Reinforcement Learning:
RL comes in when examples of desired behaviour are not available but it is possible to score examples of behaviour according to some performance criteria.
For example, if you are in an area of poor cellular network coverage, you move around and check the signal strength. You will keep doing this until you find a place with adequate signal strength or till you find the best place in the given circumstances. Here the information we receive is not telling us where we should go or in which direction should we move to obtain a better signal. Each reading just allows us to evaluate the goodness of our current situation. We have to move around and explore in order to determine where we should go.
Given a location x in the world, R(x) the reward at that position, the goal of RL is to determine the location x* that maximizes R and yield the maximum reward R(x*). A RL system is not given R, nor is it given training examples; instead it has the ability to take actions (choose values of x) and observe the resulting reward R(x).

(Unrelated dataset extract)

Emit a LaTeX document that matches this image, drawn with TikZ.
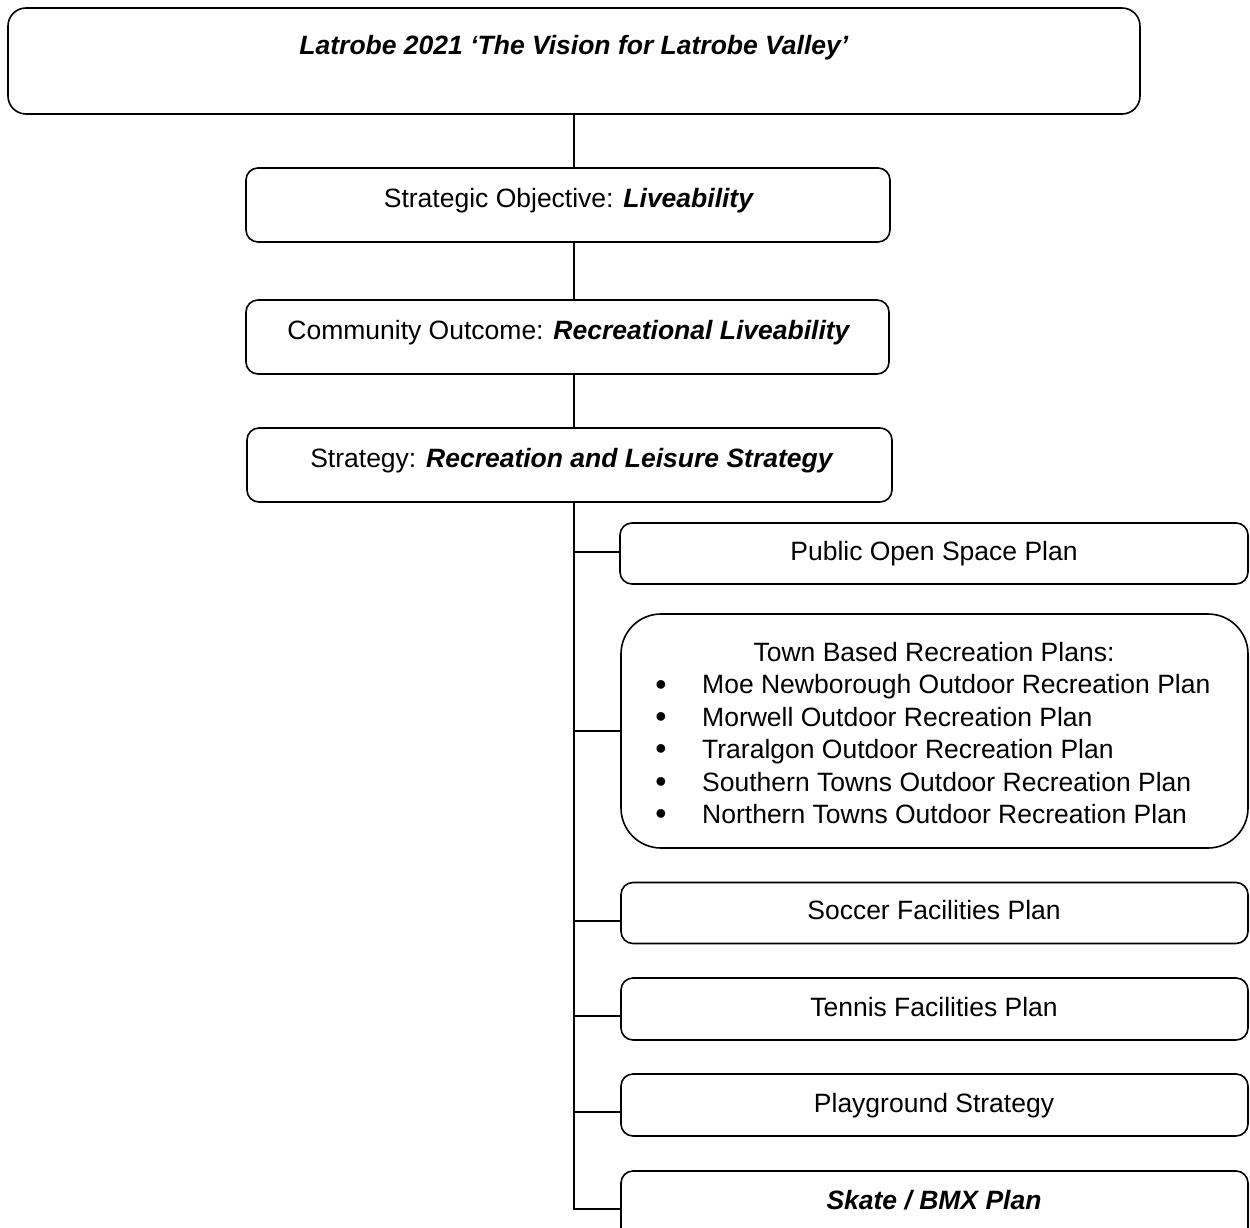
\documentclass[tikz,border=0pt]{standalone}
\usepackage{fontspec}
\setmainfont{Liberation Sans}
\usetikzlibrary{calc}
\begin{document}
\begin{tikzpicture}[x=1pt,y=-1pt,
  box/.style={draw, line width=1.6pt, rounded corners=12pt, inner sep=0pt},
  txt/.style={font=\fontsize{26.5}{32.4}\selectfont, inner sep=0pt, anchor=base},
  bul/.style={font=\fontsize{32}{32.4}\selectfont, inner sep=0pt, anchor=base},
  itm/.style={txt, anchor=base west},
  conn/.style={line width=1.6pt}]
\useasboundingbox (0,0) rectangle (1250,1228);
\clip (0,0) rectangle (1250,1228);
% boxes
\node[box, rounded corners=18pt, minimum width=1132pt, minimum height=106pt] (b1) at (574,61) {};
\node[box, minimum width=644pt, minimum height=74pt] (b2) at (568,205) {};
\node[box, minimum width=643pt, minimum height=74pt] (b3) at (567.5,337) {};
\node[box, minimum width=645pt, minimum height=74pt] (b4) at (569.5,465) {};
\node[box, minimum width=628pt, minimum height=61pt] (pub) at (934,553.5) {};
\node[box, rounded corners=40pt, minimum width=627pt, minimum height=234pt] (town) at (934.5,731) {};
\node[box, minimum width=627pt, minimum height=61pt] (soc) at (934.5,913) {};
\node[box, minimum width=627pt, minimum height=62pt] (ten) at (934.5,1009) {};
\node[box, minimum width=627pt, minimum height=62pt] (play) at (934.5,1105) {};
\node[box, minimum width=627pt, minimum height=76pt] (skate) at (934.5,1209) {};
% texts
\node[txt] (t1) at (574,54.5) {\textbf{\textit{Latrobe 2021 ‘The Vision for Latrobe Valley’}}};
\node[txt] (t2) at (569,207) {Strategic Objective: \textbf{\textit{Liveability}}};
\node[txt] (t3) at (569,339.5) {Community Outcome: \textbf{\textit{Recreational Liveability}}};
\node[txt] (t4) at (572,467.5) {Strategy: \textbf{\textit{Recreation and Leisure Strategy}}};
\node[txt] (tpub) at (934,560.5) {Public Open Space Plan};
\node[txt] (ttown) at (934,661.5) {Town Based Recreation Plans:};
\node[bul] (bu1) at (661,695) {•};
\node[bul] (bu2) at (661,727.4) {•};
\node[bul] (bu3) at (661,759.8) {•};
\node[bul] (bu4) at (661,792.2) {•};
\node[bul] (bu5) at (661,824.6) {•};
\node[itm] (i1) at (702,693.9) {Moe Newborough Outdoor Recreation Plan};
\node[itm] (i2) at (702,726.3) {Morwell Outdoor Recreation Plan};
\node[itm] (i3) at (702,758.7) {Traralgon Outdoor Recreation Plan};
\node[itm] (i4) at (702,791.1) {Southern Towns Outdoor Recreation Plan};
\node[itm] (i5) at (702,823.5) {Northern Towns Outdoor Recreation Plan};
\node[txt] (tsoc) at (934,919) {Soccer Facilities Plan};
\node[txt] (tten) at (934,1016.5) {Tennis Facilities Plan};
\node[txt] (tplay) at (934,1112.5) {Playground Strategy};
\node[txt] (tskate) at (934,1209.5) {\textbf{\textit{Skate / BMX Plan}}};
% connectors
\coordinate (sp) at (574,0);
\coordinate (ypub) at (0,552);
\coordinate (ysoc) at (0,921);
\coordinate (yten) at (0,1016);
\coordinate (yplay) at (0,1112);
\draw[conn] (b1.south -| sp) -- (b2.north -| sp);
\draw[conn] (b2.south -| sp) -- (b3.north -| sp);
\draw[conn] (b3.south -| sp) -- (b4.north -| sp);
\draw[conn] (b4.south -| sp) -- (sp |- skate.west) -- (skate.west);
\draw[conn] (sp |- ypub) -- (pub.west |- ypub);
\draw[conn] (sp |- town.west) -- (town.west);
\draw[conn] (sp |- ysoc) -- (soc.west |- ysoc);
\draw[conn] (sp |- yten) -- (ten.west |- yten);
\draw[conn] (sp |- yplay) -- (play.west |- yplay);
\end{tikzpicture}
\end{document}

RL combines search and long term memory. Search results are stored in such a way that search effort decreases and possibly disappears,with continued experience.
Difference:
1. In RL there is no fixed distribution D(x) from which the data points x are drawn.
2. The goal in RL is not to predict the output values y for a given input x, instead to find a single value x* that gives maximum reward.
super tldr;
Reinforcement Learning: Examples of correct behaviour not given, but ‘goodness of current situation’ known. –> Maximize unknown reward function.
Supervised Learning: Examples of correct behaviour given, find the hypothesis function h which best maps input to output. At the same time taking care to avoid overfitting.